- **Written instruction**
Will you output the entries below exactly, skipping every image they contain?

##############################

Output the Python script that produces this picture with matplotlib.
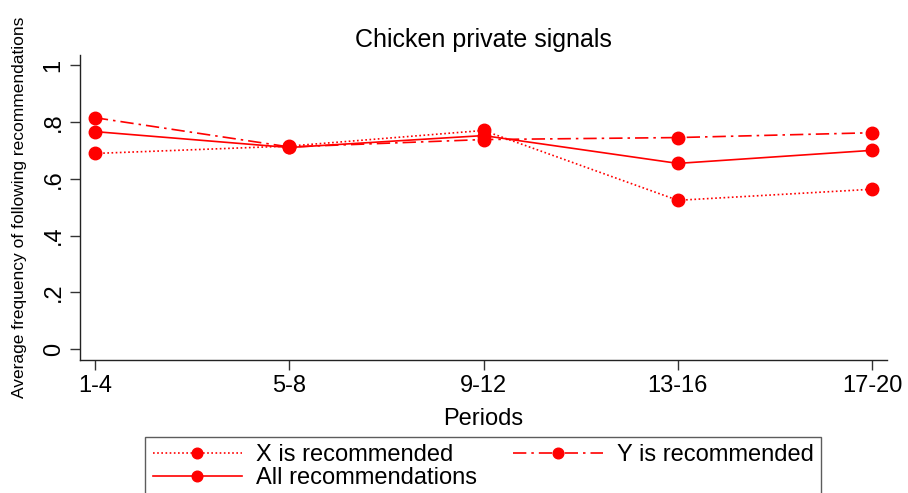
import matplotlib.pyplot as plt

plt.rcParams['font.family'] = ['Liberation Sans', 'DejaVu Sans']

periods = ["1-4", "5-8", "9-12", "13-16", "17-20"]
x_recommended = [0.689, 0.715, 0.770, 0.524, 0.563]
y_recommended = [0.815, 0.712, 0.738, 0.745, 0.762]
all_recommendations = [0.766, 0.710, 0.752, 0.654, 0.700]

fig = plt.figure(figsize=(9.08, 4.93), dpi=100)
ax = fig.add_axes([0.088, 0.270, 0.889, 0.618])

pos = range(len(periods))
h_x, = ax.plot(pos, x_recommended, color='red', linestyle=(0, (1, 1.5)), lw=1.2,
               marker='o', ms=9, label='X is recommended')
h_y, = ax.plot(pos, y_recommended, color='red', linestyle=(0, (8, 3, 1.5, 3)), lw=1.2,
               marker='o', ms=9, label='Y is recommended')
h_all, = ax.plot(pos, all_recommendations, color='red', linestyle='-', lw=1.2,
                 marker='o', ms=9, label='All recommendations')

ax.set_xlim(-0.077, 4.077)
ax.set_ylim(-0.038, 1.035)
ax.set_xticks(list(pos))
ax.set_xticklabels(periods, fontsize=17)
ax.set_yticks([0, 0.2, 0.4, 0.6, 0.8, 1])
ax.set_yticklabels(['0', '.2', '.4', '.6', '.8', '1'], fontsize=17, rotation=90, va='center')
ax.tick_params(direction='out', length=7, width=1, colors='#333333', labelcolor='black', pad=4)
for side in ['top', 'right']:
    ax.spines[side].set_visible(False)
for side in ['left', 'bottom']:
    ax.spines[side].set_linewidth(1)
    ax.spines[side].set_color('#222222')

ax.set_title('Chicken private signals', fontsize=18, pad=6)
ax.set_xlabel('Periods', fontsize=17, labelpad=8)
ax.set_ylabel('Average frequency of following recommendations', fontsize=12.5, labelpad=11)

# row-wise order: X, Y on the first row, All on the second
leg = fig.legend([h_x, h_all, h_y],
                 ['X is recommended', 'All recommendations', 'Y is recommended'],
                 loc='upper center', bbox_to_anchor=(0.532, 1 - 437 / 493), ncol=2, fontsize=17,
                 handlelength=3.8, frameon=True, fancybox=False, edgecolor='#333333',
                 borderpad=0.3, labelspacing=0.05, columnspacing=1.5, handletextpad=0.6,
                 borderaxespad=0, markerscale=0.85)
leg.get_frame().set_linewidth(1)

fig.savefig('out.png', dpi=100)
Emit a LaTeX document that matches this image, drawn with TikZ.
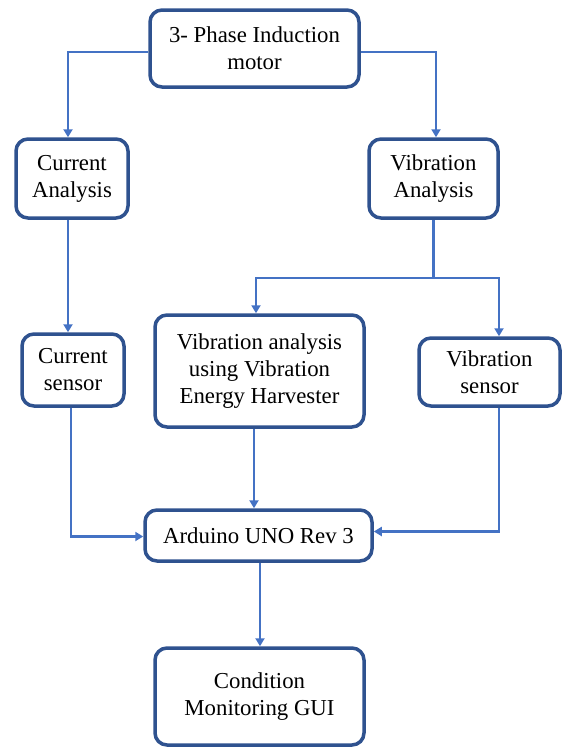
\documentclass[tikz,border=0pt]{standalone}
\usepackage{fontspec}
\setmainfont{Liberation Serif}
\usetikzlibrary{arrows.meta}
\definecolor{boxblue}{HTML}{2F528F}
\definecolor{lineblue}{HTML}{4472C4}
\begin{document}
\begin{tikzpicture}[x=1pt,y=-1pt,
  blk/.style={draw=boxblue, line width=3.5pt, rounded corners=12pt, fill=white,
    inner sep=0pt, align=center, text=black,
    font=\fontsize{22.8}{27}\selectfont},
  arr/.style={draw=lineblue, line width=2.8pt,
    -{Triangle[length=8pt,width=9pt]}},
  ln/.style={draw=lineblue, line width=2.8pt}]
\useasboundingbox (0,0) rectangle (563,747);
\node[blk, minimum width=209pt, minimum height=77pt] (motor) at (254.5,48.5) {3- Phase Induction\\motor};
\node[blk, minimum width=112pt, minimum height=79pt] (curA) at (72,178.5) {Current\\Analysis};
\node[blk, minimum width=129pt, minimum height=79pt] (vibA) at (433.5,178.5) {Vibration\\Analysis};
\node[blk, minimum width=102pt, minimum height=72pt] (curS) at (73,370) {Current\\sensor};
\node[blk, minimum width=209pt, minimum height=112pt] (vibE) at (259.5,371) {Vibration analysis\\using Vibration\\Energy Harvester};
\node[blk, minimum width=141pt, minimum height=68pt] (vibS) at (489.5,372) {Vibration\\sensor};
\node[blk, minimum width=227pt, minimum height=51pt] (ard) at (258.5,535.5) {Arduino UNO Rev 3};
\node[blk, minimum width=209pt, minimum height=97pt] (gui) at (259.5,696.5) {Condition\\Monitoring GUI};
\coordinate (sp) at (433.5,278);
\draw[arr] ([yshift=-3.5pt]motor.west) -| ([xshift=-4pt]curA.north);
\draw[arr] ([yshift=-3.5pt]motor.east) -| ([xshift=2.5pt]vibA.north);
\draw[arr] ([xshift=-4pt]curA.south) -- ([xshift=-4pt]curA.south |- curS.north);
\draw[ln] (vibA.south) -- (sp);
\draw[arr] (sp) -| ([xshift=-3.5pt]vibE.north);
\draw[arr] (sp) -| ([xshift=9.5pt]vibS.north);
\draw[arr] ([xshift=-2pt]curS.south) |- ([yshift=-1pt]ard.west);
\draw[arr] ([xshift=-5.5pt]vibE.south) -- ([xshift=-5.5pt]vibE.south |- ard.north);
\draw[arr] ([xshift=9.5pt]vibS.south) |- ([yshift=4pt]ard.east);
\draw[arr] ([xshift=1.5pt]ard.south) -- ([xshift=1.5pt]ard.south |- gui.north);
\end{tikzpicture}
\end{document}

##############################

- **Full output**
Output the Python script that produces this picture with matplotlib.
import matplotlib.pyplot as plt

plt.rcParams['font.family'] = ['Liberation Sans', 'DejaVu Sans']

periods = ["1-4", "5-8", "9-12", "13-16", "17-20"]
x_recommended = [0.689, 0.715, 0.770, 0.524, 0.563]
y_recommended = [0.815, 0.712, 0.738, 0.745, 0.762]
all_recommendations = [0.766, 0.710, 0.752, 0.654, 0.700]

fig = plt.figure(figsize=(9.08, 4.93), dpi=100)
ax = fig.add_axes([0.088, 0.270, 0.889, 0.618])

pos = range(len(periods))
h_x, = ax.plot(pos, x_recommended, color='red', linestyle=(0, (1, 1.5)), lw=1.2,
               marker='o', ms=9, label='X is recommended')
h_y, = ax.plot(pos, y_recommended, color='red', linestyle=(0, (8, 3, 1.5, 3)), lw=1.2,
               marker='o', ms=9, label='Y is recommended')
h_all, = ax.plot(pos, all_recommendations, color='red', linestyle='-', lw=1.2,
                 marker='o', ms=9, label='All recommendations')

ax.set_xlim(-0.077, 4.077)
ax.set_ylim(-0.038, 1.035)
ax.set_xticks(list(pos))
ax.set_xticklabels(periods, fontsize=17)
ax.set_yticks([0, 0.2, 0.4, 0.6, 0.8, 1])
ax.set_yticklabels(['0', '.2', '.4', '.6', '.8', '1'], fontsize=17, rotation=90, va='center')
ax.tick_params(direction='out', length=7, width=1, colors='#333333', labelcolor='black', pad=4)
for side in ['top', 'right']:
    ax.spines[side].set_visible(False)
for side in ['left', 'bottom']:
    ax.spines[side].set_linewidth(1)
    ax.spines[side].set_color('#222222')

ax.set_title('Chicken private signals', fontsize=18, pad=6)
ax.set_xlabel('Periods', fontsize=17, labelpad=8)
ax.set_ylabel('Average frequency of following recommendations', fontsize=12.5, labelpad=11)

# row-wise order: X, Y on the first row, All on the second
leg = fig.legend([h_x, h_all, h_y],
                 ['X is recommended', 'All recommendations', 'Y is recommended'],
                 loc='upper center', bbox_to_anchor=(0.532, 1 - 437 / 493), ncol=2, fontsize=17,
                 handlelength=3.8, frameon=True, fancybox=False, edgecolor='#333333',
                 borderpad=0.3, labelspacing=0.05, columnspacing=1.5, handletextpad=0.6,
                 borderaxespad=0, markerscale=0.85)
leg.get_frame().set_linewidth(1)

fig.savefig('out.png', dpi=100)
Emit a LaTeX document that matches this image, drawn with TikZ.
\documentclass[tikz,border=0pt]{standalone}
\usepackage{fontspec}
\setmainfont{Liberation Serif}
\usetikzlibrary{arrows.meta}
\definecolor{boxblue}{HTML}{2F528F}
\definecolor{lineblue}{HTML}{4472C4}
\begin{document}
\begin{tikzpicture}[x=1pt,y=-1pt,
  blk/.style={draw=boxblue, line width=3.5pt, rounded corners=12pt, fill=white,
    inner sep=0pt, align=center, text=black,
    font=\fontsize{22.8}{27}\selectfont},
  arr/.style={draw=lineblue, line width=2.8pt,
    -{Triangle[length=8pt,width=9pt]}},
  ln/.style={draw=lineblue, line width=2.8pt}]
\useasboundingbox (0,0) rectangle (563,747);
\node[blk, minimum width=209pt, minimum height=77pt] (motor) at (254.5,48.5) {3- Phase Induction\\motor};
\node[blk, minimum width=112pt, minimum height=79pt] (curA) at (72,178.5) {Current\\Analysis};
\node[blk, minimum width=129pt, minimum height=79pt] (vibA) at (433.5,178.5) {Vibration\\Analysis};
\node[blk, minimum width=102pt, minimum height=72pt] (curS) at (73,370) {Current\\sensor};
\node[blk, minimum width=209pt, minimum height=112pt] (vibE) at (259.5,371) {Vibration analysis\\using Vibration\\Energy Harvester};
\node[blk, minimum width=141pt, minimum height=68pt] (vibS) at (489.5,372) {Vibration\\sensor};
\node[blk, minimum width=227pt, minimum height=51pt] (ard) at (258.5,535.5) {Arduino UNO Rev 3};
\node[blk, minimum width=209pt, minimum height=97pt] (gui) at (259.5,696.5) {Condition\\Monitoring GUI};
\coordinate (sp) at (433.5,278);
\draw[arr] ([yshift=-3.5pt]motor.west) -| ([xshift=-4pt]curA.north);
\draw[arr] ([yshift=-3.5pt]motor.east) -| ([xshift=2.5pt]vibA.north);
\draw[arr] ([xshift=-4pt]curA.south) -- ([xshift=-4pt]curA.south |- curS.north);
\draw[ln] (vibA.south) -- (sp);
\draw[arr] (sp) -| ([xshift=-3.5pt]vibE.north);
\draw[arr] (sp) -| ([xshift=9.5pt]vibS.north);
\draw[arr] ([xshift=-2pt]curS.south) |- ([yshift=-1pt]ard.west);
\draw[arr] ([xshift=-5.5pt]vibE.south) -- ([xshift=-5.5pt]vibE.south |- ard.north);
\draw[arr] ([xshift=9.5pt]vibS.south) |- ([yshift=4pt]ard.east);
\draw[arr] ([xshift=1.5pt]ard.south) -- ([xshift=1.5pt]ard.south |- gui.north);
\end{tikzpicture}
\end{document}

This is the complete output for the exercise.